- _Task objective_
Please give back word for word the lines below, from the first one through the one with "0.265, 0.134, 0.026];".

[Start Data section]

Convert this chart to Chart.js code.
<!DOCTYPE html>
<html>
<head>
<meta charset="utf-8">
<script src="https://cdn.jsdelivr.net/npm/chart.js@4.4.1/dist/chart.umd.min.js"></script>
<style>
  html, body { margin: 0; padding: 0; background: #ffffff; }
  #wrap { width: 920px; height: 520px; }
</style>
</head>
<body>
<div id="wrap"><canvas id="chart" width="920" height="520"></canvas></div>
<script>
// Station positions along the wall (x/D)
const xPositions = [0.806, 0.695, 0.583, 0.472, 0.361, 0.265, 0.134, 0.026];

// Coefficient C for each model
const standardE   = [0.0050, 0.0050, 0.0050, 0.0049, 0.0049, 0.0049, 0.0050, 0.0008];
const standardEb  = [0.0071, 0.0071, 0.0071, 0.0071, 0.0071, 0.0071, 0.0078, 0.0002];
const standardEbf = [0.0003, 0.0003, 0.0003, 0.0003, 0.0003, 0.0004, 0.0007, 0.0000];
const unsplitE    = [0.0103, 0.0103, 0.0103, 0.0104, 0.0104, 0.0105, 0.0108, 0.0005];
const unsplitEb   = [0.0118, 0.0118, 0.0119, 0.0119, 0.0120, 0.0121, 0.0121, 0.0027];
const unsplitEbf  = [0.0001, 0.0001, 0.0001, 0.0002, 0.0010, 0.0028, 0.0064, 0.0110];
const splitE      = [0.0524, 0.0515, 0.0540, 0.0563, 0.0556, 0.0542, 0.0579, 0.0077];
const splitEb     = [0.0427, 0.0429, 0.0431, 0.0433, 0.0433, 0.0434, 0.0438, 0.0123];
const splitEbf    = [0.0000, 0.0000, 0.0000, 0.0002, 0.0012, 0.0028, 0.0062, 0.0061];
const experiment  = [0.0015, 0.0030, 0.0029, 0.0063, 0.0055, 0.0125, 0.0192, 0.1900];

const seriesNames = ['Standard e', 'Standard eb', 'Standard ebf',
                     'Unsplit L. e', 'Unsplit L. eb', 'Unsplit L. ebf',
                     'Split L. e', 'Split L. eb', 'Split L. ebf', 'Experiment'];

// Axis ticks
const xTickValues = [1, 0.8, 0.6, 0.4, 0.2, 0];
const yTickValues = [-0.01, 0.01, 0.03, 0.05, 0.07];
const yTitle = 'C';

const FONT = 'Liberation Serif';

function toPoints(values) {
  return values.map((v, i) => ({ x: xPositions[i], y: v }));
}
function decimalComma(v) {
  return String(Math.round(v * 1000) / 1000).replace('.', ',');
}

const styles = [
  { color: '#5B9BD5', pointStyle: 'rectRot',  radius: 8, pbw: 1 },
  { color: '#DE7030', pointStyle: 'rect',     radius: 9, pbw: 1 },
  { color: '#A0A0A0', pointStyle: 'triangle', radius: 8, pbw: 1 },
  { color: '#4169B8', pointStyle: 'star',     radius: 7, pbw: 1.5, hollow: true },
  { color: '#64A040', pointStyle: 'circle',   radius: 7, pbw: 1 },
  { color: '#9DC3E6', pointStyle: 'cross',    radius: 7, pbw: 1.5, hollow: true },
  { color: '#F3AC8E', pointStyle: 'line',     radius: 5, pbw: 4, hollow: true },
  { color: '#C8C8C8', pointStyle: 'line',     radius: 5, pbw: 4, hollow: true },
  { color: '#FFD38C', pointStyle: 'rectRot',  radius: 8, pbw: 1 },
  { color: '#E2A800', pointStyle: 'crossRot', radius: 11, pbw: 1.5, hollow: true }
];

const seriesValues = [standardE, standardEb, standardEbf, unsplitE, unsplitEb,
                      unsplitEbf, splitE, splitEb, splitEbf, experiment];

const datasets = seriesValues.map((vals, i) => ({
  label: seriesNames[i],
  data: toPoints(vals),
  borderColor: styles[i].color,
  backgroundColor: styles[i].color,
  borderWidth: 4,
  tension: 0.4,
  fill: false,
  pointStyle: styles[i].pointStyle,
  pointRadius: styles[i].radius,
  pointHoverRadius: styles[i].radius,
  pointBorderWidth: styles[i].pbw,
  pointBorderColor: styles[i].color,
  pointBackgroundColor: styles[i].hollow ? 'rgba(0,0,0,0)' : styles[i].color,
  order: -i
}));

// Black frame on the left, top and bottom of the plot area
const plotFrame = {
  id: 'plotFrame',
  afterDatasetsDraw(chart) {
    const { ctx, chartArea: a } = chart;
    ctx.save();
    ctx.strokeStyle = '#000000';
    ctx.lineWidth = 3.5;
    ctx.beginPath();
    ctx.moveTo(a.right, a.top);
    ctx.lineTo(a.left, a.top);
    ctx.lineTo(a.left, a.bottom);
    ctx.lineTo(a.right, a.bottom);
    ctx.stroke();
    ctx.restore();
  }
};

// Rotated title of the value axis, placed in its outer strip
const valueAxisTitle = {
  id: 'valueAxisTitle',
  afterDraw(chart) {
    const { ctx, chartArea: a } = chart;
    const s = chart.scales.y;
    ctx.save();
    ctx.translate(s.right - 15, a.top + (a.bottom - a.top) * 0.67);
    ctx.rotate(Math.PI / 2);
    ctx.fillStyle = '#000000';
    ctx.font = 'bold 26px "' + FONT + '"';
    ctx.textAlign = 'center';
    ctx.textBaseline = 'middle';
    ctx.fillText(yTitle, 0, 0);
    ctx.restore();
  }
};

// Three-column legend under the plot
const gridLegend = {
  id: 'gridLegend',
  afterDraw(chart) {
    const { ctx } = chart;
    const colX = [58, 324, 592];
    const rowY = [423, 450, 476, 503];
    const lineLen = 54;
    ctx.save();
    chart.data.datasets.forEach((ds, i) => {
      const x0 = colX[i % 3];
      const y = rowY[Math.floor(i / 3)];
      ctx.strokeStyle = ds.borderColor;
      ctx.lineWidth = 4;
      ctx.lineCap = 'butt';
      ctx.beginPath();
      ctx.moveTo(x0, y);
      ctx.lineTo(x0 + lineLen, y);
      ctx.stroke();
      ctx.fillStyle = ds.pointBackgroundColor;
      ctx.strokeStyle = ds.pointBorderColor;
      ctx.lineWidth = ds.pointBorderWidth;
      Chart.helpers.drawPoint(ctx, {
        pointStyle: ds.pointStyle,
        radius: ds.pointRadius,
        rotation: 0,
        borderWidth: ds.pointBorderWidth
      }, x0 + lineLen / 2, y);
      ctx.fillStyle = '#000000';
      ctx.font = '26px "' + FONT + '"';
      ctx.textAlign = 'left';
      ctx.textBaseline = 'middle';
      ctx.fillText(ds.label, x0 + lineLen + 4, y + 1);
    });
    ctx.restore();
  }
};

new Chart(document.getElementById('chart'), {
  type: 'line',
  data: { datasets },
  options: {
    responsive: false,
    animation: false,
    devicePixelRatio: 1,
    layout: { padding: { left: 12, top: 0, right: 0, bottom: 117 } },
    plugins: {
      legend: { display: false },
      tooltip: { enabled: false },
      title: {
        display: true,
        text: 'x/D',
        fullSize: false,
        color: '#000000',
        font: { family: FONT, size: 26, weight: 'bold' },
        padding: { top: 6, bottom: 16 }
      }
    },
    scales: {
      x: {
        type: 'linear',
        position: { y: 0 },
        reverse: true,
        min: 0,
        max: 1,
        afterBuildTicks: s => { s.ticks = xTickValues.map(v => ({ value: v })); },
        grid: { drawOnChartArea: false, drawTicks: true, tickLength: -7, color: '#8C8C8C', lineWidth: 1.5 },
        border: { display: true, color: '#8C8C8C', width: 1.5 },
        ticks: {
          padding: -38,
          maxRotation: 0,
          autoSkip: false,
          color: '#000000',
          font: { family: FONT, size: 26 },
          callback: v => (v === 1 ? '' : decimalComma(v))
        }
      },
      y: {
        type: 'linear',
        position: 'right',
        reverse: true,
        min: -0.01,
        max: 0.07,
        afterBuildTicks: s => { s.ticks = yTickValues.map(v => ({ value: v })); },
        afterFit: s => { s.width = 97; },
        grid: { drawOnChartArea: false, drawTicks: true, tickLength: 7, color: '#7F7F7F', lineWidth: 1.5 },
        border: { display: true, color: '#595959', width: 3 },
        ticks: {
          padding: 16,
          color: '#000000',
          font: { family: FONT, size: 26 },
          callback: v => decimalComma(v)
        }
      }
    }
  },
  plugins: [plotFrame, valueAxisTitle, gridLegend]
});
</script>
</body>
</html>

[End Data section]

- _Full solution_
Convert this chart to Chart.js code.
<!DOCTYPE html>
<html>
<head>
<meta charset="utf-8">
<script src="https://cdn.jsdelivr.net/npm/chart.js@4.4.1/dist/chart.umd.min.js"></script>
<style>
  html, body { margin: 0; padding: 0; background: #ffffff; }
  #wrap { width: 920px; height: 520px; }
</style>
</head>
<body>
<div id="wrap"><canvas id="chart" width="920" height="520"></canvas></div>
<script>
// Station positions along the wall (x/D)
const xPositions = [0.806, 0.695, 0.583, 0.472, 0.361, 0.265, 0.134, 0.026];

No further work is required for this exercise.